» SET TASK
Set the lines down again exactly, first line through the line that contains "from matplotlib.ticker import", with no pictures.

» MATERIAL
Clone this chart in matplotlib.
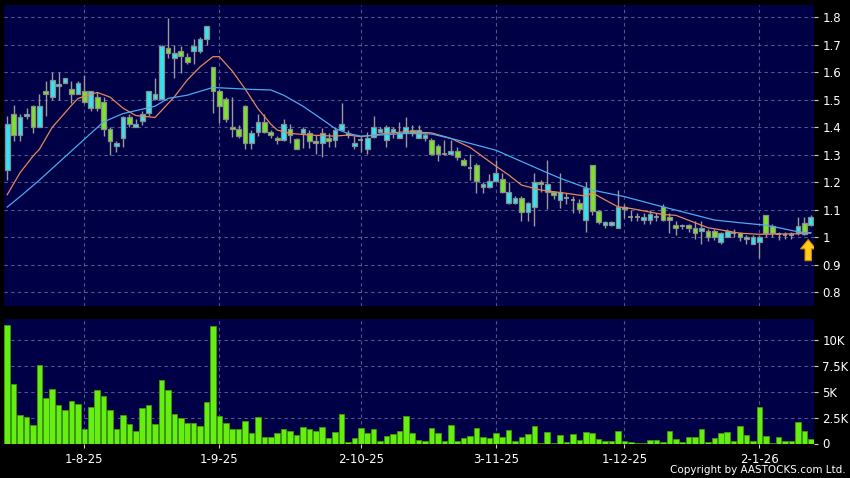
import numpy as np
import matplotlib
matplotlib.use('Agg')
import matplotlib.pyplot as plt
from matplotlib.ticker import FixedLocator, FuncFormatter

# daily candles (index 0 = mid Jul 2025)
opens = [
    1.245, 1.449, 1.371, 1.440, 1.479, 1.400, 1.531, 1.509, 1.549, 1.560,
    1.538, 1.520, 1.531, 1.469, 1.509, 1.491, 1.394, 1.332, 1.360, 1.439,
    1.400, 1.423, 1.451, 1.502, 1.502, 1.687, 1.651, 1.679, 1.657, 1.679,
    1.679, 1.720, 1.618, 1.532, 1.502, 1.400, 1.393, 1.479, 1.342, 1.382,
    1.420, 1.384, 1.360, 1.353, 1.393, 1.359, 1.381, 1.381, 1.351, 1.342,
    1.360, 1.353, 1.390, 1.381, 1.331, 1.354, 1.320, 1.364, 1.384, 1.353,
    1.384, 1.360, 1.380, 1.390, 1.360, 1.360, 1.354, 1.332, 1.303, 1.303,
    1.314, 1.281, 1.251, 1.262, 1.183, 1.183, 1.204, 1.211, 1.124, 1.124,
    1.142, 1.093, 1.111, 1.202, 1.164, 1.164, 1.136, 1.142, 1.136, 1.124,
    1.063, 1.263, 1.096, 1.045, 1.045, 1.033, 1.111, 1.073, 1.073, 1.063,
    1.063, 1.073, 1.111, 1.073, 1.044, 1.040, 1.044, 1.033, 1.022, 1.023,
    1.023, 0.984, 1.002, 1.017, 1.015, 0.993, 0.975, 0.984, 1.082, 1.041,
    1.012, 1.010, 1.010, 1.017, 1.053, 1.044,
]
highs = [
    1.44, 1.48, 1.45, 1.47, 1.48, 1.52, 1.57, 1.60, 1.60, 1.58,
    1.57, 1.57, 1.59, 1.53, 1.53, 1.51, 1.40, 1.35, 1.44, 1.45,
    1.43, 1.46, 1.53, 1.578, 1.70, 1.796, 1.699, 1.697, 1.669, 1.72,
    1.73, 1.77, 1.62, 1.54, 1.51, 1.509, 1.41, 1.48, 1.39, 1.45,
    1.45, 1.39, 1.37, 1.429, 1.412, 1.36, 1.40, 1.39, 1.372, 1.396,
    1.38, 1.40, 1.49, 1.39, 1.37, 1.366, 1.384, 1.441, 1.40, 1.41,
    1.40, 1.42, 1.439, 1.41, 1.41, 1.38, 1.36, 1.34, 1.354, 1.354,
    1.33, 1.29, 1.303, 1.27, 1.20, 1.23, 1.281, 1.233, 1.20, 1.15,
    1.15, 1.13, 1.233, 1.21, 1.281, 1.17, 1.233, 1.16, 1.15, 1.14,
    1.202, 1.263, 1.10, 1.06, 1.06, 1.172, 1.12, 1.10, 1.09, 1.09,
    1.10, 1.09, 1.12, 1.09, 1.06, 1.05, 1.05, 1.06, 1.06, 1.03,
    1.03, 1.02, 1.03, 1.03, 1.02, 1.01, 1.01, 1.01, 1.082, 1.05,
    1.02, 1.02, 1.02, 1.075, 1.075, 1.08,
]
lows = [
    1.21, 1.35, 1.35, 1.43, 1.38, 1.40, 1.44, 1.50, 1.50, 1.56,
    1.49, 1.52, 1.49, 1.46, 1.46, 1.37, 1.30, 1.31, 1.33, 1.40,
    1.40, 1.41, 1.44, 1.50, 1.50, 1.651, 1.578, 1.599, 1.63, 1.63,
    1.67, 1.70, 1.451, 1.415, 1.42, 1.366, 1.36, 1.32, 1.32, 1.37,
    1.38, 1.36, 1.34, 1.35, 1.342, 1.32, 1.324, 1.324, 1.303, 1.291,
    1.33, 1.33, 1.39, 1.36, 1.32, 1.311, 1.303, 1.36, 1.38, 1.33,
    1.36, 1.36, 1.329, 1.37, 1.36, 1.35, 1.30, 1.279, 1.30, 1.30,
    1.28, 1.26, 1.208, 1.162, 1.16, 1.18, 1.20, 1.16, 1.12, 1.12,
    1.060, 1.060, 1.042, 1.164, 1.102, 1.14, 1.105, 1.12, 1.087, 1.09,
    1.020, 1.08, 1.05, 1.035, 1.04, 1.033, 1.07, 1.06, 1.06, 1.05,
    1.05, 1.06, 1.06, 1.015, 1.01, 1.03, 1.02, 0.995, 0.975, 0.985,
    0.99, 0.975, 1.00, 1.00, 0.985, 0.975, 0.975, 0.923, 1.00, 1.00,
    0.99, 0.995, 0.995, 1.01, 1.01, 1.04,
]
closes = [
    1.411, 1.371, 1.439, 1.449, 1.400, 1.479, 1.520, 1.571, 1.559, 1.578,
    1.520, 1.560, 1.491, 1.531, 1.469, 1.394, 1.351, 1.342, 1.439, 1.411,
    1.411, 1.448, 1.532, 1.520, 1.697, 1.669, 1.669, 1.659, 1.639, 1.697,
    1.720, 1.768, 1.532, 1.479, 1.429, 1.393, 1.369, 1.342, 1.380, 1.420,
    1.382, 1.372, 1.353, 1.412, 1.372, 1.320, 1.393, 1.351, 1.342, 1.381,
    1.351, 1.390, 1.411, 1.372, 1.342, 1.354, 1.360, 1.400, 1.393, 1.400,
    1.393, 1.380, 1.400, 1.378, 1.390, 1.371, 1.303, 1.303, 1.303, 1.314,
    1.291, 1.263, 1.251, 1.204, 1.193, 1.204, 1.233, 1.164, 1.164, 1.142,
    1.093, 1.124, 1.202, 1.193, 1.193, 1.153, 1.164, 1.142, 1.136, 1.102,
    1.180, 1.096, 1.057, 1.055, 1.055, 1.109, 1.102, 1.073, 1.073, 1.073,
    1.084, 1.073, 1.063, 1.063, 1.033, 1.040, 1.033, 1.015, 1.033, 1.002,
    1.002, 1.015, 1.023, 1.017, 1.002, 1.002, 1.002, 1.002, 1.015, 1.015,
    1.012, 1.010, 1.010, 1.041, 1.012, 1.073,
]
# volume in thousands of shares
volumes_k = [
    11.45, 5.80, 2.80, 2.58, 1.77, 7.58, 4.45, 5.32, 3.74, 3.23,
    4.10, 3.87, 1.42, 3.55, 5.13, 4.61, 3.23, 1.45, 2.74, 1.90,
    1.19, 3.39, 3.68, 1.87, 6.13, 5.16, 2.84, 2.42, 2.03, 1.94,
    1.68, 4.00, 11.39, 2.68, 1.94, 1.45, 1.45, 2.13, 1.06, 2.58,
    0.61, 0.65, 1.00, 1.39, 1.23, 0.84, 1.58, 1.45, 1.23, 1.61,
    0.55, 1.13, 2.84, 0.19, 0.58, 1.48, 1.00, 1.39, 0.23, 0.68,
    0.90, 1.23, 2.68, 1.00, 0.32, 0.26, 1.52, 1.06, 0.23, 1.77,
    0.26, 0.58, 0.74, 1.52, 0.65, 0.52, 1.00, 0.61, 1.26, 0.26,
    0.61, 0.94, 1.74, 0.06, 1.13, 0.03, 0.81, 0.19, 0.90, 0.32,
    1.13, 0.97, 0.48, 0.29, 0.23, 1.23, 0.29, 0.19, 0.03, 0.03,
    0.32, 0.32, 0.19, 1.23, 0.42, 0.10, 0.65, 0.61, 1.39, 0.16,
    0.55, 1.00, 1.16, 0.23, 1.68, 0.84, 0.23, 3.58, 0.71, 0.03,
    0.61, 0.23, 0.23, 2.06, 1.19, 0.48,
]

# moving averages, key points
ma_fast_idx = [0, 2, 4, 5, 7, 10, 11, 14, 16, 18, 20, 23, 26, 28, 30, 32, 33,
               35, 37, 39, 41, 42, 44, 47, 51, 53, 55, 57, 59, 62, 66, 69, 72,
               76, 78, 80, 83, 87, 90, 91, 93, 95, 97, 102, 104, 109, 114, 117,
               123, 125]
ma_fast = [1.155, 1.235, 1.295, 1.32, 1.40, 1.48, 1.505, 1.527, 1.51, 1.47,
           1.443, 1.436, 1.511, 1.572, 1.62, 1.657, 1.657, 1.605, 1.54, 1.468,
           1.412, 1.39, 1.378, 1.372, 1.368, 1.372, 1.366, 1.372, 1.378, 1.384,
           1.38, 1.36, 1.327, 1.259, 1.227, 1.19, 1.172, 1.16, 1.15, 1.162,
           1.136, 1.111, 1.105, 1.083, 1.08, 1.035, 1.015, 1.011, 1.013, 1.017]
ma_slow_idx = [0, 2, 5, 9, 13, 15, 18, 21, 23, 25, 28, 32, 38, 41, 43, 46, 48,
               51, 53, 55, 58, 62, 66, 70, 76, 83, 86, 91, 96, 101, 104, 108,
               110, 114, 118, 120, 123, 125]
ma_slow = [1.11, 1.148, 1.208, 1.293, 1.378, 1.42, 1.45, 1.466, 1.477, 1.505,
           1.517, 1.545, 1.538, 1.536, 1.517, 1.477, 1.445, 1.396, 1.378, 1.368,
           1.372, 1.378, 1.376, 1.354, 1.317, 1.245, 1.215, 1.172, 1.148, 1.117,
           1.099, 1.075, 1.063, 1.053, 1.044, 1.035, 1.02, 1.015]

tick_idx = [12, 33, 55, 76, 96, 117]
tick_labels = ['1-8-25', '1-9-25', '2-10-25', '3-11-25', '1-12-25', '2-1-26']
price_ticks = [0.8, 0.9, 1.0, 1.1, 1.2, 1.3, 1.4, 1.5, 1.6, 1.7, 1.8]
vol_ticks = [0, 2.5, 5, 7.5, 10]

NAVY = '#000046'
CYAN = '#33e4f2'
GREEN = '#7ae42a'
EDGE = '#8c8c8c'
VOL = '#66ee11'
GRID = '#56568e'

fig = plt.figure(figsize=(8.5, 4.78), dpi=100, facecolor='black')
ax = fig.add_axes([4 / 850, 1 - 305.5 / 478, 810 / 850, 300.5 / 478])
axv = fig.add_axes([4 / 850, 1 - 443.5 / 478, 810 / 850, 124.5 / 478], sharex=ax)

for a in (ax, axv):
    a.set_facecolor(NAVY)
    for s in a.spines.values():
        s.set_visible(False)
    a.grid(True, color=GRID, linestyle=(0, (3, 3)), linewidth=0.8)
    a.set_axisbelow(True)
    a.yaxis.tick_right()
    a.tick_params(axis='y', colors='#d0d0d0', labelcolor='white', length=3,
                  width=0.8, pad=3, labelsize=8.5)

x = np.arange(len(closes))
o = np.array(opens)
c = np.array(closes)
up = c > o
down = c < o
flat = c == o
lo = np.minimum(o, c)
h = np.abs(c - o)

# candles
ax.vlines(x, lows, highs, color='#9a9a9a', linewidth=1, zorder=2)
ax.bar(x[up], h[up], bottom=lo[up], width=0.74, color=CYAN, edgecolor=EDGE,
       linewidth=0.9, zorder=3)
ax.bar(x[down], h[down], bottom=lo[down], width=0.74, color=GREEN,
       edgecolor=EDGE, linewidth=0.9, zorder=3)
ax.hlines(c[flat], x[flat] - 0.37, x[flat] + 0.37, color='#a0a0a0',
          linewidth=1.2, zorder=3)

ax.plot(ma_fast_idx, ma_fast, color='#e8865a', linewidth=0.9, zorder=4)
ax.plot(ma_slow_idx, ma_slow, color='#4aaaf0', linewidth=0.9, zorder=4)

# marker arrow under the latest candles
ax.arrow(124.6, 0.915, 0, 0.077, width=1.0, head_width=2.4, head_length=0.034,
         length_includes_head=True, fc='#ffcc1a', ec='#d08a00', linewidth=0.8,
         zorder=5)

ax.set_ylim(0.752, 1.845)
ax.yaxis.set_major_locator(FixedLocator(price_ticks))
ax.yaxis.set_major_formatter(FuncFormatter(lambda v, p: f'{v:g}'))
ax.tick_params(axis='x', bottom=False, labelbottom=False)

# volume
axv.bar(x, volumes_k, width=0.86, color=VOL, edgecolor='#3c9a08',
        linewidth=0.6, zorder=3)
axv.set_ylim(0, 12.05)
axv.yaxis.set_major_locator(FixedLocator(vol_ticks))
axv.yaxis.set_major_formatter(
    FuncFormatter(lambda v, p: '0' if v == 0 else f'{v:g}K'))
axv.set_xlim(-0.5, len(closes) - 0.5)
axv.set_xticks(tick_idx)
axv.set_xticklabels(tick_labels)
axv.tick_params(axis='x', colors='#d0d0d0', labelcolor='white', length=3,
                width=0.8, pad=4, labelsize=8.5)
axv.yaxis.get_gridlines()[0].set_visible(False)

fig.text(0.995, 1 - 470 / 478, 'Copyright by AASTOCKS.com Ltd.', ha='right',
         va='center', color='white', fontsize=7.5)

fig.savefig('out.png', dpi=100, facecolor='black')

» PROBLEM SOLUTION
Clone this chart in matplotlib.
import numpy as np
import matplotlib
matplotlib.use('Agg')
import matplotlib.pyplot as plt
from matplotlib.ticker import FixedLocator, FuncFormatter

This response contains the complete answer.